Suzanne Snider (Fast TRaC)
Suzanne Snider is a writer based in New York City, where she currently works as a freelance journalist, teacher, and Oral Historian. She received an MFA in Nonfiction from Columbia University and a BA in English and Dance from Wesleyan University. She frequently contributes to The Believer Magazine, and her work has also been published or is forthcoming in The Oklahoma Review, Legal Affairs, Watchword, Fort Necessity, Anathema, and the Aux Arc Review. Snider has received numerous fellowships, including residencies at Yaddo (2005), the MacDowell Colony (2004), and the Ucross Foundation Center (2002), and awards including a Hertog Fellowship, Olin Fellowship, and Atticus Scholarship. In 2004, her book Heaven and Hell was published by Grove Atlantic under a pseudonym, and it was promptly named an "Essential," by Elle (Dec '04). She has taught writing in The College of New Rochelle's School of New Resources Program, and art criticism in High5's TRAC program. Currently, she teaches Writing and Documentary Studies at The New School University, and works as an interviewer at The Columbia University Oral History Archive.
Stacey Engels (Multi TRaC)
Stacey Engels is a writer and educator based in Brooklyn, New York. She co-created High 5's Teen Reviewers and Critics (TRaC) Program in 2002 and as program director has expanded TRaC to include five separate courses, which draw on some of NYC's most significant cultural resources. She was recently awarded the 2005 PaseSetter Award Honorable Mention for her contribution to the field of after school education in NYC. She received her MFA in Playwriting from The New School in 1997. Her plays have been produced and presented as staged readings in Montreal, Toronto, New York City, Chicago, Alaska and Sicily. The recipient of numerous fellowships and academic scholarships, she is a 2002 NYFA Playwriting Fellow, two-time Canada Council grant recipient and has worked in residence at Yaddo, Banff Center for the Fine Arts and Atlin Center for the Arts. Among her commissioned works are That Nameless Thing, for Julie Harris, and The Ballad of Round Eyes, for Visible Theatre, Inc.
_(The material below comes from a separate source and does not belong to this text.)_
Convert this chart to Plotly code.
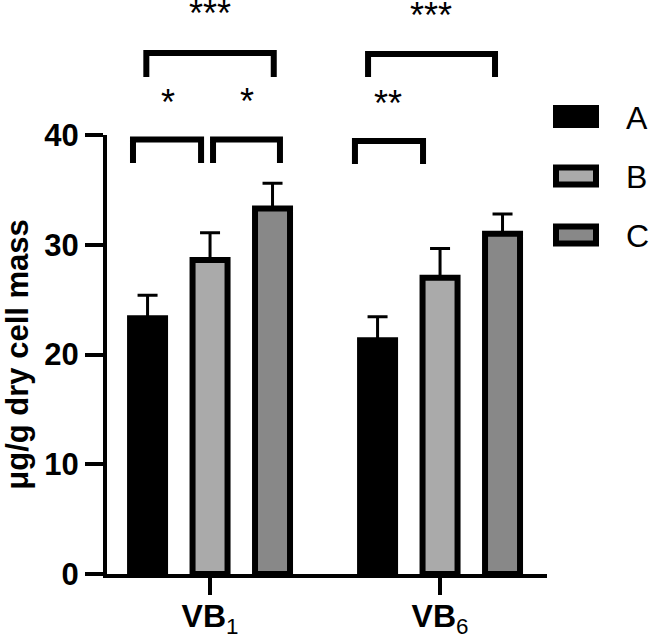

She is writing workshop leader and writing mentor for Visible Theatre, and co-founder of new studio lab.
Karen Jones (Visual Arts TRaC)
Karen E. Jones is an independent curator and critic. Her most recent project "Exceeding Paint/Expanding Painting" was exhibited at the Pratt Manhattan Gallery with an accompanying catalogue (2006). Jones is a Ph.D. candidate in the Art History Department at Columbia University. She has taught as an adjunct professor at
Montclair State University, Pratt Institute and Tyler School of Art. Recently, she taught Art History at The Fieldston School. She has also lectured at MoMA and the International Center for Photography.
Kelly Anderson (Film TRaC 2004)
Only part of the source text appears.